Repeat the material below exactly, with no pictures.

** START OF Recorded information **

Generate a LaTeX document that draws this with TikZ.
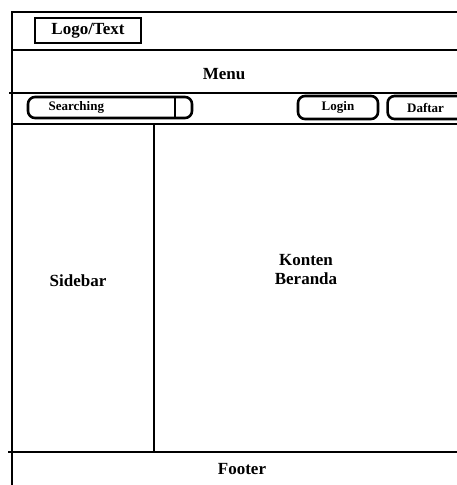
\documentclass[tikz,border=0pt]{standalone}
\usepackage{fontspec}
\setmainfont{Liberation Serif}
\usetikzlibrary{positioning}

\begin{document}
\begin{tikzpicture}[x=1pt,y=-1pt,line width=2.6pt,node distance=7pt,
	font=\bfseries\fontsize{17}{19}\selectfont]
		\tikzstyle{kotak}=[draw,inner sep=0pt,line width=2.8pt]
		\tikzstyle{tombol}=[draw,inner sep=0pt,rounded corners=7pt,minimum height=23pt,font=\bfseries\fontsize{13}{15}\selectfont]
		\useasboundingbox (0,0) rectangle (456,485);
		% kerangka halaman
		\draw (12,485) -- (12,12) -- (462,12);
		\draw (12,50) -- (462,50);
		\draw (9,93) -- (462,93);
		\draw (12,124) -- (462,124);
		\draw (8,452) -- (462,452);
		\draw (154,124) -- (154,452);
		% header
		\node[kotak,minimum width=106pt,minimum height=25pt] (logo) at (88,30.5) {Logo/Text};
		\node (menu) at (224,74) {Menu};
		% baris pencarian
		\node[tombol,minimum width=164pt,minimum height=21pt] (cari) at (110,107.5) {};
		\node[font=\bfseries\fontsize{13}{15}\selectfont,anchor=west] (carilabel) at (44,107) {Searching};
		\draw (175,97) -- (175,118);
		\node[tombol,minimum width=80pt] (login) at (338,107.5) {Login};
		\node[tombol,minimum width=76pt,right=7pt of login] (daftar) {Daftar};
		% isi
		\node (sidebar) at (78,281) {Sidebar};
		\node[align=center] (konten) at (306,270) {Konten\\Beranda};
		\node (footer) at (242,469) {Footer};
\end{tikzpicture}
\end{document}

** END OF Recorded information **

-- Solved exercise --
Generate a LaTeX document that draws this with TikZ.
\documentclass[tikz,border=0pt]{standalone}
\usepackage{fontspec}
\setmainfont{Liberation Serif}
\usetikzlibrary{positioning}

\begin{document}
\begin{tikzpicture}[x=1pt,y=-1pt,line width=2.6pt,node distance=7pt,
	font=\bfseries\fontsize{17}{19}\selectfont]
		\tikzstyle{kotak}=[draw,inner sep=0pt,line width=2.8pt]
		\tikzstyle{tombol}=[draw,inner sep=0pt,rounded corners=7pt,minimum height=23pt,font=\bfseries\fontsize{13}{15}\selectfont]
		\useasboundingbox (0,0) rectangle (456,485);
		% kerangka halaman
		\draw (12,485) -- (12,12) -- (462,12);
		\draw (12,50) -- (462,50);
		\draw (9,93) -- (462,93);
		\draw (12,124) -- (462,124);
		\draw (8,452) -- (462,452);
		\draw (154,124) -- (154,452);
		% header
		\node[kotak,minimum width=106pt,minimum height=25pt] (logo) at (88,30.5) {Logo/Text};
		\node (menu) at (224,74) {Menu};
		% baris pencarian
		\node[tombol,minimum width=164pt,minimum height=21pt] (cari) at (110,107.5) {};
		\node[font=\bfseries\fontsize{13}{15}\selectfont,anchor=west] (carilabel) at (44,107) {Searching};
		\draw (175,97) -- (175,118);
		\node[tombol,minimum width=80pt] (login) at (338,107.5) {Login};
		\node[tombol,minimum width=76pt,right=7pt of login] (daftar) {Daftar};
		% isi
		\node (sidebar) at (78,281) {Sidebar};
		\node[align=center] (konten) at (306,270) {Konten\\Beranda};
		\node (footer) at (242,469) {Footer};
\end{tikzpicture}
\end{document}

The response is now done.